In short, the historical dynamic of the Mississippi was that a spiderweb of wetlands and river channels and bayous in the delta sorted nutrients and sand coming from a watershed encompassing a third of the continental US. The organic matter was caught by and maintained the wetlands, and the cleaned sands were transported at the mouth into nearshore currents that spread eastward to build barrier islands and feed beaches clear to the panhandle of Florida. This process has been interrupted by the dredging, channelization, and levees along the Big Muddy, which shoots both nutrients and the beneficial sands far out into the gulf dead zone. That’s what’s causing the loss of wetlands and much more in the Gulf, not the oil spill. You may be right about the AWF being too cozy with the oil industry, but you’re wrong in condemming their message.
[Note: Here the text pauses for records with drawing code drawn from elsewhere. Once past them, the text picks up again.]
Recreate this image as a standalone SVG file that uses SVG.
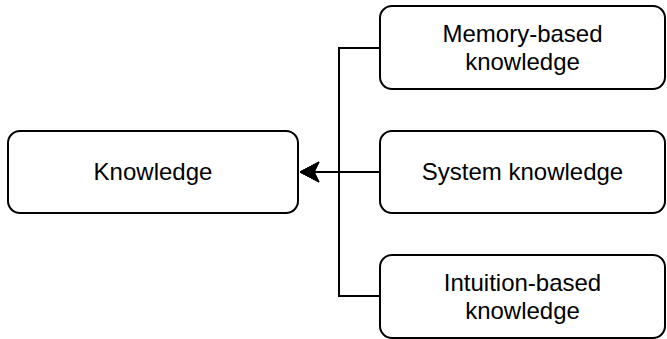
<svg xmlns="http://www.w3.org/2000/svg" width="667" height="339" viewBox="0 0 667 339">
<style>
.box{fill:#fff;stroke:#000;stroke-width:2}
.t{font-family:"Liberation Sans",Arial,sans-serif;font-size:24px;fill:#000;text-anchor:middle}
.c{fill:none;stroke:#000;stroke-width:2}
</style>
<defs>
<marker id="ah" markerUnits="userSpaceOnUse" markerWidth="22" markerHeight="22" refX="20" refY="11" orient="auto" viewBox="0 0 22 22">
<path d="M20,11 L1,1 L6,11 L1,21 Z" fill="#000" stroke="#000" stroke-width="1"/>
</marker>
</defs>
<g id="connectors">
<path class="c" d="M380,48 H339 V172 H300" marker-end="url(#ah)"/>
<path class="c" d="M380,172 H300" marker-end="url(#ah)"/>
<path class="c" d="M380,296 H339 V172 H300" marker-end="url(#ah)"/>
</g>
<g id="knowledge">
<rect class="box" x="8" y="131" width="290" height="82" rx="12"/>
<text class="t" x="153" y="180">Knowledge</text>
</g>
<g id="memory">
<rect class="box" x="380" y="6" width="285" height="83" rx="12"/>
<text class="t" x="522.5" y="42">Memory-based</text>
<text class="t" x="522.5" y="70">knowledge</text>
</g>
<g id="system">
<rect class="box" x="380" y="131" width="285" height="82" rx="12"/>
<text class="t" x="522.5" y="180">System knowledge</text>
</g>
<g id="intuition">
<rect class="box" x="380" y="255" width="285" height="83" rx="12"/>
<text class="t" x="522.5" y="291">Intuition-based</text>
<text class="t" x="522.5" y="319">knowledge</text>
</g>
</svg>
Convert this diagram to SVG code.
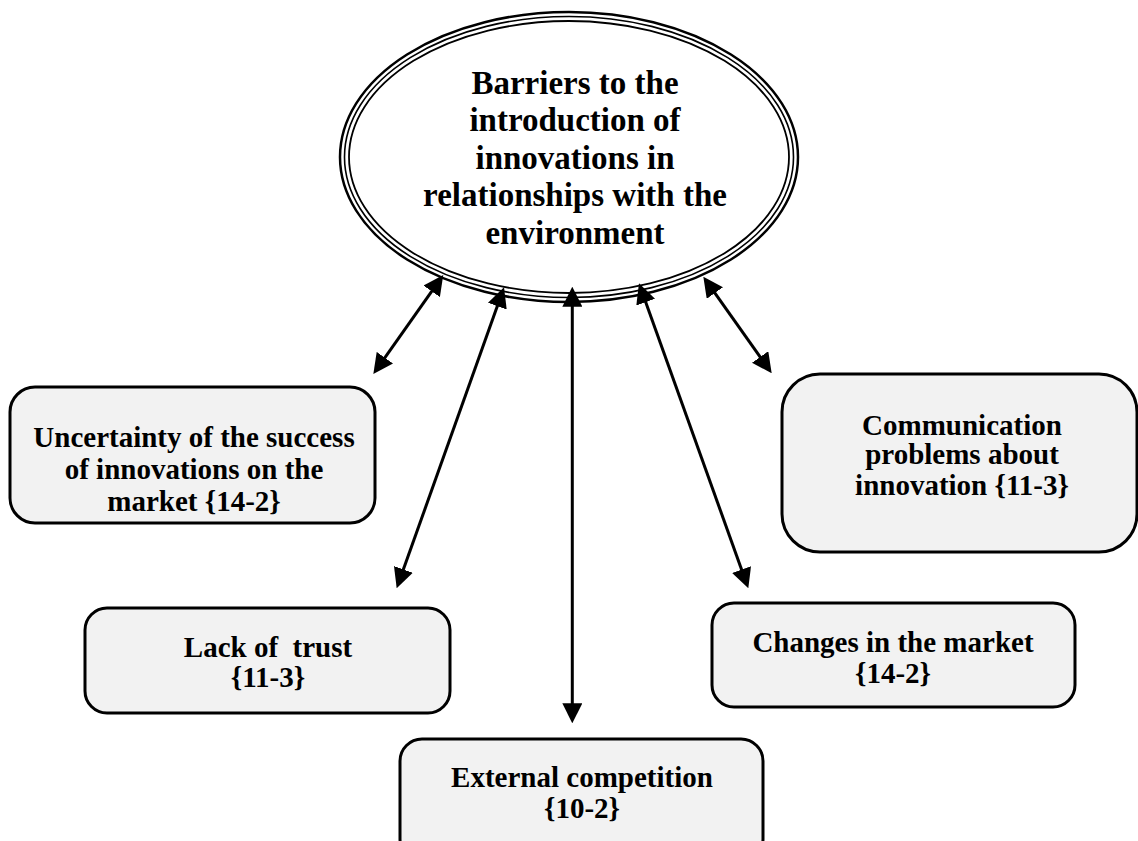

Saying (inn your article) that “U.S. taxpayers should pay for the damage caused by BP to Gulf Coast wetlands and “In other words, Whitney Bank quite literally financed the destruction of Louisiana's wetlands” is pretty bad reporting. The US Government through the Army Corps of Engineers funded the destruction of the wetlands, and that’s the core of the argument for federal funding fro their restoration. Oil drilling and spills in the gulf may be bad for the environment, but they are not the cause of wetlands, beach, and barrier island erosion in the Gulf. You need to at least separate these issues and be honest about their scale and who is really responsible. Saying “BP did it” is sensational and feeds our instinct to find villains, but it’s just too easy, and diverts attention from the much bigger problem. Quoting Pogo “We have seen the enemy, and it is us”.